Local body politicians in election year are going to insist the public transport subsidies remain.

Fuel prices were rising before Russia attacked Ukraine. There is no evidence that the pain at the pump is going to end in three months.

The war in Ukraine could last months. We are only seeing the beginning of the impacts.

Ukraine is one of the world’s largest wheat exporters. The global rise in the price of bread is going to cause economic and political chaos from Egypt to Indonesia.

We may think we are not connected to events in these countries. The last two recessions in New Zealand started from events that seemed remote, the collapse of the Thai baht and defaults in American sub-prime mortgage bonds.

We will discover we are connected to events such as a probable Russian default in ways we cannot imagine. The double-digit food price inflation is just the beginning.
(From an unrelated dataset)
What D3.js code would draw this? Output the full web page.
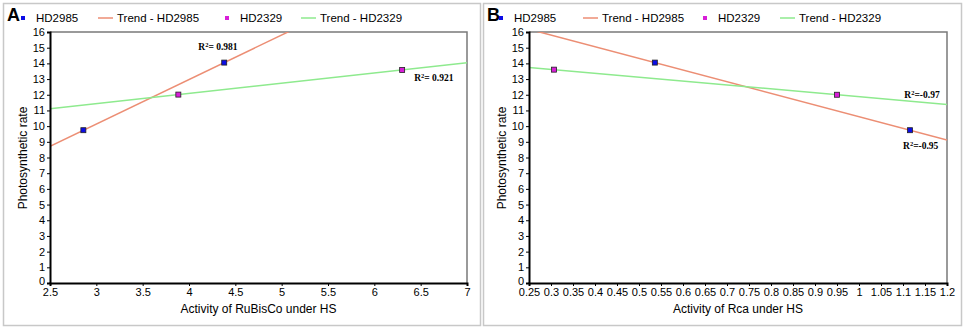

What could cause the price of petrol to fall is a worldwide recession, now a real possibility.

Petrol and food prices are vital. Both have a profound effect on the economy and our standard of living. Today in fuel and food we have double digit inflation.

In politics, it is always later than you think. Labour has just 18 months of effective government before the next election. The way to solve inflation was a year ago, starting with increasing interest rates, 18 months ago to stop printing money, five years ago not to ban off-shore exploring for oil and gas.

Interest rates have to rise but it will not be in time to bring inflation under control before Labour faces the electorate.

The effect of interest rate rises on the mortgage belt electorates will be devastating. The Auckland median house price is $1.2 million. Last year with a 20 per cent deposit, monthly repayments on the loan at 2.50 per cent would be $3793. By election year at 5.25 per cent the repayment will be $5301.

Three months’ fuel tax relief and public transport subsidies is not going to save Labour.